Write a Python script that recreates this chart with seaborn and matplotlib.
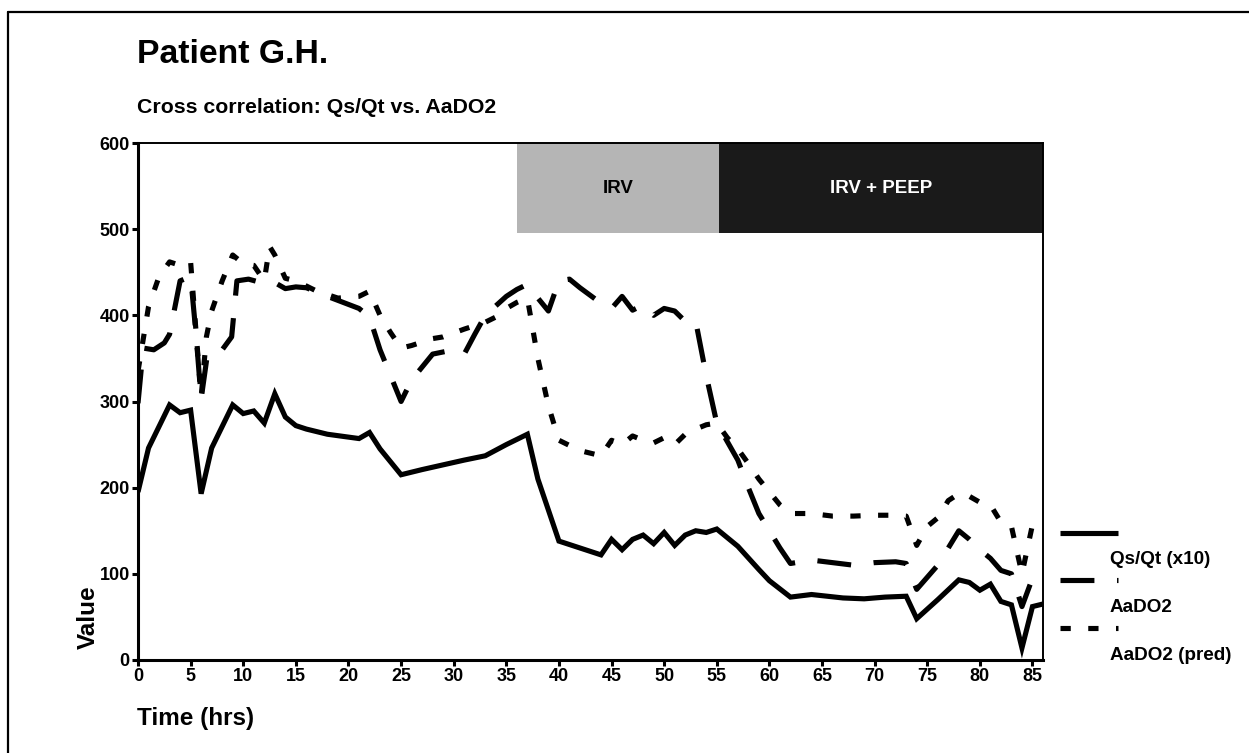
import numpy as np
import pandas as pd
import matplotlib
matplotlib.use("Agg")
import matplotlib.pyplot as plt
from matplotlib.lines import Line2D
import seaborn as sns

# data
qs_time = [0, 1, 3, 4, 5, 6, 7, 9, 10, 11, 12, 13, 14, 15, 16, 18, 21, 22, 23, 25,
           27, 31, 33, 35, 37, 38, 40, 42, 44, 45, 46, 47, 48, 49, 50, 51, 52, 53, 54, 55,
           57, 59, 60, 62, 64, 67, 69, 71, 73, 74, 76, 78, 79, 80, 81, 82, 83, 84, 85, 86]
qs_vals = [195, 246, 296, 287, 290, 193, 246, 296, 286, 289, 275, 309, 282, 272, 268, 262, 257, 264, 245, 215,
           221, 232, 237, 250, 262, 210, 138, 130, 122, 140, 128, 140, 145, 135, 148, 133, 145, 150, 148, 152,
           132, 105, 92, 73, 76, 72, 71, 73, 74, 48, 70, 93, 90, 81, 88, 68, 64, 14, 62, 65]

aado2_time = [0, 0.5, 1.5, 2.5, 3, 4, 5, 5.5, 6, 6.6, 7, 8, 8.9, 9.4, 10.5, 12, 13, 14, 15, 16,
              18, 21, 22, 23, 25, 26, 28, 30, 31, 32, 33, 35, 36, 37, 38, 39, 40, 41, 42, 44,
              45, 46, 47, 48, 49, 50, 51, 52, 53, 54, 55, 57, 58, 59, 60, 61, 62, 64, 66, 68,
              70, 72, 73, 74, 76, 77, 78, 79, 80, 81, 82, 83, 84, 85, 86]
aado2_vals = [298, 362, 360, 368, 378, 440, 445, 380, 303, 355, 358, 360, 375, 440, 442, 437, 438, 431, 433, 432,
              422, 408, 398, 360, 300, 325, 355, 360, 355, 378, 400, 422, 430, 436, 420, 405, 440, 442, 432, 414,
              408, 422, 406, 412, 400, 408, 405, 393, 393, 330, 275, 232, 200, 170, 150, 130, 112, 116, 113, 110,
              113, 114, 112, 82, 110, 130, 150, 140, 128, 118, 104, 100, 62, 95, 93]

pred_time = [0, 1, 2, 3, 4, 5, 6, 6.5, 7, 8, 9, 10, 11, 12, 12.5, 13, 14, 15, 17, 19,
             21, 22, 23, 24, 25, 26, 28, 29, 31, 33, 34, 35, 36, 37, 38, 39, 40, 42, 44, 45,
             46, 47, 48, 49, 50, 51, 52, 53, 54, 55, 56, 57, 58, 59, 60, 61, 62, 64, 66, 68,
             70, 72, 73, 74, 75, 76, 77, 78, 79, 80, 81, 82, 83, 84, 85, 86]
pred_vals = [335, 410, 445, 462, 458, 462, 305, 375, 405, 440, 470, 460, 458, 440, 480, 470, 443, 440, 428, 420,
             422, 428, 400, 380, 362, 365, 373, 375, 384, 392, 398, 408, 415, 420, 350, 295, 255, 243, 237, 255,
             250, 260, 255, 252, 258, 250, 262, 268, 273, 275, 258, 245, 228, 210, 195, 180, 170, 170, 167, 167,
             168, 168, 167, 133, 155, 165, 185, 193, 190, 183, 180, 160, 155, 100, 157, 160]

phases = ["IRV", "IRV + PEEP"]
phase_start = [36, 55.2]
phase_end = [55.2, 86]
phase_colors = ["#b5b5b5", "#1a1a1a"]
phase_text_colors = ["black", "white"]

series_names = ["Qs/Qt (x10)", "AaDO2", "AaDO2 (pred)"]

sns.set_style("ticks")
plt.rcParams['font.family'] = ['Liberation Sans', 'DejaVu Sans']
plt.rcParams['font.weight'] = 'bold'
plt.rcParams['text.color'] = 'black'
plt.rcParams['axes.labelcolor'] = 'black'
plt.rcParams['xtick.color'] = 'black'
plt.rcParams['ytick.color'] = 'black'

W, H = 1249, 753
fig = plt.figure(figsize=(W / 100, H / 100), dpi=100)
ax = fig.add_axes([138 / W, 1 - 660 / H, (1043 - 138) / W, (660 - 143) / H])

lw = 3.7
styles = ["-", (0, (6.6, 4.4)), (0, (2.0, 3.4))]

# shaded treatment phases
for name, x0, x1, c, tc in zip(phases, phase_start, phase_end, phase_colors, phase_text_colors):
    ax.axvspan(x0, x1, ymin=495 / 600, ymax=1, color=c, lw=0, zorder=1)
    ax.text((x0 + x1) / 2, 547, name, ha="center", va="center", color=tc,
            fontsize=13.5, fontweight="bold", zorder=2)

df_qs = pd.DataFrame({"t": qs_time, "v": qs_vals})
df_aa = pd.DataFrame({"t": aado2_time, "v": aado2_vals})
df_pr = pd.DataFrame({"t": pred_time, "v": pred_vals})

for df, ls in zip([df_qs, df_aa, df_pr], styles):
    sns.lineplot(data=df, x="t", y="v", ax=ax, color="black", lw=lw, linestyle=ls,
                 solid_capstyle="butt", dash_capstyle="butt", solid_joinstyle="miter", zorder=3)

ax.set_xlim(0, 86)
ax.set_ylim(0, 600)
ax.set_xticks(np.arange(0, 86, 5))
ax.set_yticks(np.arange(0, 601, 100))
ax.set_xlabel("")
ax.set_ylabel("")
ax.tick_params(axis="both", direction="out", length=4, width=2.2, labelsize=13, pad=2, colors="black")
for lab in ax.get_xticklabels() + ax.get_yticklabels():
    lab.set_fontweight("bold")
for side in ["left", "bottom"]:
    ax.spines[side].set_linewidth(2.2)
    ax.spines[side].set_color("black")
for side in ["top", "right"]:
    ax.spines[side].set_visible(True)
    ax.spines[side].set_linewidth(1.4)
    ax.spines[side].set_color("black")

# titles and axis labels
fig.text(137 / W, 1 - 63 / H, "Patient G.H.", fontsize=24.3, fontweight="bold", ha="left", va="baseline")
fig.text(137 / W, 1 - 113 / H, "Cross correlation: Qs/Qt vs. AaDO2", fontsize=15.3, fontweight="bold",
         ha="left", va="baseline")
fig.text(88 / W, 1 - 617 / H, "Value", fontsize=17.5, fontweight="bold", rotation=90, ha="center", va="center")
fig.text(137 / W, 1 - 718 / H, "Time (hrs)", fontsize=17.5, fontweight="bold", ha="left", va="center")

# legend: handle above, label below
leg_y = [533, 580, 628]
for name, ls, y in zip(series_names, styles, leg_y):
    fig.add_artist(Line2D([1060 / W, 1118 / W], [1 - y / H, 1 - y / H], color="black", lw=lw,
                          linestyle=ls, solid_capstyle="butt", dash_capstyle="butt",
                          transform=fig.transFigure))
    fig.text(1110 / W, 1 - (y + 27) / H, name, fontsize=13.6, fontweight="bold", ha="left", va="center")

# frame lines on top and left of the figure
fig.add_artist(Line2D([8 / W, 1], [1 - 12 / H, 1 - 12 / H], color="black", lw=1.6, transform=fig.transFigure))
fig.add_artist(Line2D([8 / W, 8 / W], [0, 1 - 12 / H], color="black", lw=1.6, transform=fig.transFigure))

fig.savefig("out.png", dpi=100)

REQUEST — Give again, exactly, the lines from the start of the data through the one holding "import seaborn as sns"; omit the pictures.

EXERCISE OUTPUT —
Write a Python script that recreates this chart with seaborn and matplotlib.
import numpy as np
import pandas as pd
import matplotlib
matplotlib.use("Agg")
import matplotlib.pyplot as plt
from matplotlib.lines import Line2D
import seaborn as sns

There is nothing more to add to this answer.